● **Task statement**: Quote, verbatim, all material below, without pictures.

● **Available data**:
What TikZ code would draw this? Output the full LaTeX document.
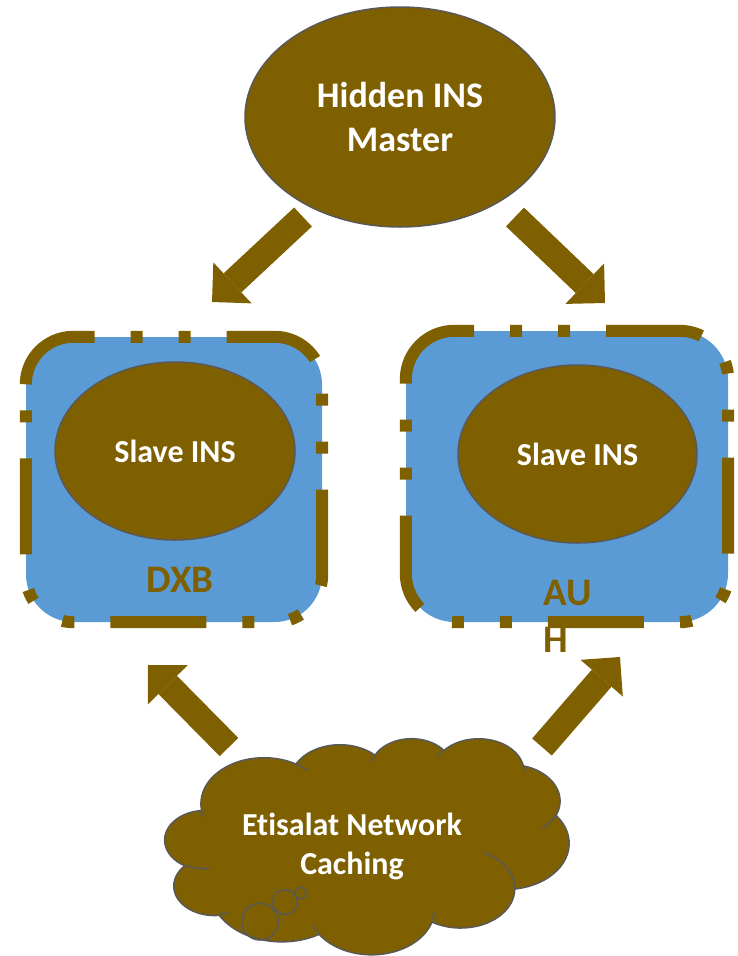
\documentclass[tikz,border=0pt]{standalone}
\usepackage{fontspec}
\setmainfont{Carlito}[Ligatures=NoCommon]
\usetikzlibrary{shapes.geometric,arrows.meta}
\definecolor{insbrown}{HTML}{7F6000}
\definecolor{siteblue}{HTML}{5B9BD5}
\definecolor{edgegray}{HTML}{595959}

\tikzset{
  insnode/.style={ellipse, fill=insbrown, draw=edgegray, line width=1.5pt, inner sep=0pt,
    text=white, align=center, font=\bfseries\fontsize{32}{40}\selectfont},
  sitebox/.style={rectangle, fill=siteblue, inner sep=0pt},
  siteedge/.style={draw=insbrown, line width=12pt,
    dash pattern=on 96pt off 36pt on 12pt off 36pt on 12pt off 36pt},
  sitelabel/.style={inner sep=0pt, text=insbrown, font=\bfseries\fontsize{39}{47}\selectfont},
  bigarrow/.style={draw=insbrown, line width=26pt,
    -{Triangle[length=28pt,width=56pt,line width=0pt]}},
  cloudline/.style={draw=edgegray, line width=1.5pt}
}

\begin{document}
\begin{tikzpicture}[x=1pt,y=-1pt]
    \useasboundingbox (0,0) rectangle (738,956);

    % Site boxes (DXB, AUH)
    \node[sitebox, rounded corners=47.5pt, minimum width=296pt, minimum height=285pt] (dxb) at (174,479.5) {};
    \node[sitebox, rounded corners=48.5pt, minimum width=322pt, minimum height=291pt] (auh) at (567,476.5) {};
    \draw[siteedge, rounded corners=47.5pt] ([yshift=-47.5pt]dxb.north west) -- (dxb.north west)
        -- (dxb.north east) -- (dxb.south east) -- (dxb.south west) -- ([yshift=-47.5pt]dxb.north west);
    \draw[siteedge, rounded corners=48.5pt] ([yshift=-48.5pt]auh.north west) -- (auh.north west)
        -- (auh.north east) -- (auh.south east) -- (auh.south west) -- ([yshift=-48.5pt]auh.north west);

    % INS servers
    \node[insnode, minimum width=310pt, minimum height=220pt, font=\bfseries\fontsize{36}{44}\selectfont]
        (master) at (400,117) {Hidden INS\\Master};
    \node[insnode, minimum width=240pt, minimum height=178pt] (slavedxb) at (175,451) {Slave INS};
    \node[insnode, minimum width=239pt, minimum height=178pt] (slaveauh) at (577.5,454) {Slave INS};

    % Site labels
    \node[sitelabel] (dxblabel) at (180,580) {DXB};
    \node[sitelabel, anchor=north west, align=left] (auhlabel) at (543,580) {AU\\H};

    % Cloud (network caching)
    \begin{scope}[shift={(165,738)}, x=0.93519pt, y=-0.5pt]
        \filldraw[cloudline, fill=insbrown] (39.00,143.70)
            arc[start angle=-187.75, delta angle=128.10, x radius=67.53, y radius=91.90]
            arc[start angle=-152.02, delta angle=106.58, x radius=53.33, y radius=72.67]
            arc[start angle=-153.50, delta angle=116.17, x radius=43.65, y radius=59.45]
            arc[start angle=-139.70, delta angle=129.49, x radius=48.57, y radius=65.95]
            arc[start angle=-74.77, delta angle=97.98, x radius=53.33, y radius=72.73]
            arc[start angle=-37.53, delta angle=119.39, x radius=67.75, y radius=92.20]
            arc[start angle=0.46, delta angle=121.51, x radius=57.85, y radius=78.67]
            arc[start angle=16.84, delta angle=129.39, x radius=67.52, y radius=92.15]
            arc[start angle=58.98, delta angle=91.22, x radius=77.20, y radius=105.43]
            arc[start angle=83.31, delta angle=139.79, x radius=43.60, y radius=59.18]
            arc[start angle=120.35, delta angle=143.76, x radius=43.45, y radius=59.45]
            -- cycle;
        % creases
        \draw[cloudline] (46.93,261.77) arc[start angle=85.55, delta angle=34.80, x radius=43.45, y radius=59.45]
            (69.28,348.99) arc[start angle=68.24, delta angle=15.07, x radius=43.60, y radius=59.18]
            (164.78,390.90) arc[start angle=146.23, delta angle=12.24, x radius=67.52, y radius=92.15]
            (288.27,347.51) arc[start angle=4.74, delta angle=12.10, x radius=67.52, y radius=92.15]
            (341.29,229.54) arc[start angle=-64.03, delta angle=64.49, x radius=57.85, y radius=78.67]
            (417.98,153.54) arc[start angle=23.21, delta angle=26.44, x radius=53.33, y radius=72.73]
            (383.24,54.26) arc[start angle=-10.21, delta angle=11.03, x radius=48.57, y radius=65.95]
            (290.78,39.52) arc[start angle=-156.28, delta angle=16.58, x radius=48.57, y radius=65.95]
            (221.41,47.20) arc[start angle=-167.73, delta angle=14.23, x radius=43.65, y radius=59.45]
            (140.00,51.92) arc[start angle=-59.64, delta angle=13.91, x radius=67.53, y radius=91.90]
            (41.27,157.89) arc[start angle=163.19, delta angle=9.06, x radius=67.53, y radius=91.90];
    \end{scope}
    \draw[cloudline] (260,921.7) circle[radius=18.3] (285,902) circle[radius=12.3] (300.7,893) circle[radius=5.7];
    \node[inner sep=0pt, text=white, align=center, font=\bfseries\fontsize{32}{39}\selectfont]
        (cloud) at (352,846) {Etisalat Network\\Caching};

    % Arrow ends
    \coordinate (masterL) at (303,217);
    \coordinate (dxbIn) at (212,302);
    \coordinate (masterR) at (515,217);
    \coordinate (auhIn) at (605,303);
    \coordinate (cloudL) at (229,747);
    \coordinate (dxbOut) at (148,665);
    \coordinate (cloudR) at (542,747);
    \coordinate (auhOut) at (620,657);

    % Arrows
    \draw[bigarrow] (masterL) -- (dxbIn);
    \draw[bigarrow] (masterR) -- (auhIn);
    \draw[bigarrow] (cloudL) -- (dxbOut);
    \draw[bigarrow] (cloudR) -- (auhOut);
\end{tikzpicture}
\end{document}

● **Answer for the task**:
What TikZ code would draw this? Output the full LaTeX document.
\documentclass[tikz,border=0pt]{standalone}
\usepackage{fontspec}
\setmainfont{Carlito}[Ligatures=NoCommon]
\usetikzlibrary{shapes.geometric,arrows.meta}
\definecolor{insbrown}{HTML}{7F6000}
\definecolor{siteblue}{HTML}{5B9BD5}
\definecolor{edgegray}{HTML}{595959}

\tikzset{
  insnode/.style={ellipse, fill=insbrown, draw=edgegray, line width=1.5pt, inner sep=0pt,
    text=white, align=center, font=\bfseries\fontsize{32}{40}\selectfont},
  sitebox/.style={rectangle, fill=siteblue, inner sep=0pt},
  siteedge/.style={draw=insbrown, line width=12pt,
    dash pattern=on 96pt off 36pt on 12pt off 36pt on 12pt off 36pt},
  sitelabel/.style={inner sep=0pt, text=insbrown, font=\bfseries\fontsize{39}{47}\selectfont},
  bigarrow/.style={draw=insbrown, line width=26pt,
    -{Triangle[length=28pt,width=56pt,line width=0pt]}},
  cloudline/.style={draw=edgegray, line width=1.5pt}
}

\begin{document}
\begin{tikzpicture}[x=1pt,y=-1pt]
    \useasboundingbox (0,0) rectangle (738,956);

    % Site boxes (DXB, AUH)
    \node[sitebox, rounded corners=47.5pt, minimum width=296pt, minimum height=285pt] (dxb) at (174,479.5) {};
    \node[sitebox, rounded corners=48.5pt, minimum width=322pt, minimum height=291pt] (auh) at (567,476.5) {};
    \draw[siteedge, rounded corners=47.5pt] ([yshift=-47.5pt]dxb.north west) -- (dxb.north west)
        -- (dxb.north east) -- (dxb.south east) -- (dxb.south west) -- ([yshift=-47.5pt]dxb.north west);
    \draw[siteedge, rounded corners=48.5pt] ([yshift=-48.5pt]auh.north west) -- (auh.north west)
        -- (auh.north east) -- (auh.south east) -- (auh.south west) -- ([yshift=-48.5pt]auh.north west);

    % INS servers
    \node[insnode, minimum width=310pt, minimum height=220pt, font=\bfseries\fontsize{36}{44}\selectfont]
        (master) at (400,117) {Hidden INS\\Master};
    \node[insnode, minimum width=240pt, minimum height=178pt] (slavedxb) at (175,451) {Slave INS};
    \node[insnode, minimum width=239pt, minimum height=178pt] (slaveauh) at (577.5,454) {Slave INS};

    % Site labels
    \node[sitelabel] (dxblabel) at (180,580) {DXB};
    \node[sitelabel, anchor=north west, align=left] (auhlabel) at (543,580) {AU\\H};

    % Cloud (network caching)
    \begin{scope}[shift={(165,738)}, x=0.93519pt, y=-0.5pt]
        \filldraw[cloudline, fill=insbrown] (39.00,143.70)
            arc[start angle=-187.75, delta angle=128.10, x radius=67.53, y radius=91.90]
            arc[start angle=-152.02, delta angle=106.58, x radius=53.33, y radius=72.67]
            arc[start angle=-153.50, delta angle=116.17, x radius=43.65, y radius=59.45]
            arc[start angle=-139.70, delta angle=129.49, x radius=48.57, y radius=65.95]
            arc[start angle=-74.77, delta angle=97.98, x radius=53.33, y radius=72.73]
            arc[start angle=-37.53, delta angle=119.39, x radius=67.75, y radius=92.20]
            arc[start angle=0.46, delta angle=121.51, x radius=57.85, y radius=78.67]
            arc[start angle=16.84, delta angle=129.39, x radius=67.52, y radius=92.15]
            arc[start angle=58.98, delta angle=91.22, x radius=77.20, y radius=105.43]
            arc[start angle=83.31, delta angle=139.79, x radius=43.60, y radius=59.18]
            arc[start angle=120.35, delta angle=143.76, x radius=43.45, y radius=59.45]
            -- cycle;
        % creases
        \draw[cloudline] (46.93,261.77) arc[start angle=85.55, delta angle=34.80, x radius=43.45, y radius=59.45]
            (69.28,348.99) arc[start angle=68.24, delta angle=15.07, x radius=43.60, y radius=59.18]
            (164.78,390.90) arc[start angle=146.23, delta angle=12.24, x radius=67.52, y radius=92.15]
            (288.27,347.51) arc[start angle=4.74, delta angle=12.10, x radius=67.52, y radius=92.15]
            (341.29,229.54) arc[start angle=-64.03, delta angle=64.49, x radius=57.85, y radius=78.67]
            (417.98,153.54) arc[start angle=23.21, delta angle=26.44, x radius=53.33, y radius=72.73]
            (383.24,54.26) arc[start angle=-10.21, delta angle=11.03, x radius=48.57, y radius=65.95]
            (290.78,39.52) arc[start angle=-156.28, delta angle=16.58, x radius=48.57, y radius=65.95]
            (221.41,47.20) arc[start angle=-167.73, delta angle=14.23, x radius=43.65, y radius=59.45]
            (140.00,51.92) arc[start angle=-59.64, delta angle=13.91, x radius=67.53, y radius=91.90]
            (41.27,157.89) arc[start angle=163.19, delta angle=9.06, x radius=67.53, y radius=91.90];
    \end{scope}
    \draw[cloudline] (260,921.7) circle[radius=18.3] (285,902) circle[radius=12.3] (300.7,893) circle[radius=5.7];
    \node[inner sep=0pt, text=white, align=center, font=\bfseries\fontsize{32}{39}\selectfont]
        (cloud) at (352,846) {Etisalat Network\\Caching};

    % Arrow ends
    \coordinate (masterL) at (303,217);
    \coordinate (dxbIn) at (212,302);
    \coordinate (masterR) at (515,217);
    \coordinate (auhIn) at (605,303);
    \coordinate (cloudL) at (229,747);
    \coordinate (dxbOut) at (148,665);
    \coordinate (cloudR) at (542,747);
    \coordinate (auhOut) at (620,657);

    % Arrows
    \draw[bigarrow] (masterL) -- (dxbIn);
    \draw[bigarrow] (masterR) -- (auhIn);
    \draw[bigarrow] (cloudL) -- (dxbOut);
    \draw[bigarrow] (cloudR) -- (auhOut);
\end{tikzpicture}
\end{document}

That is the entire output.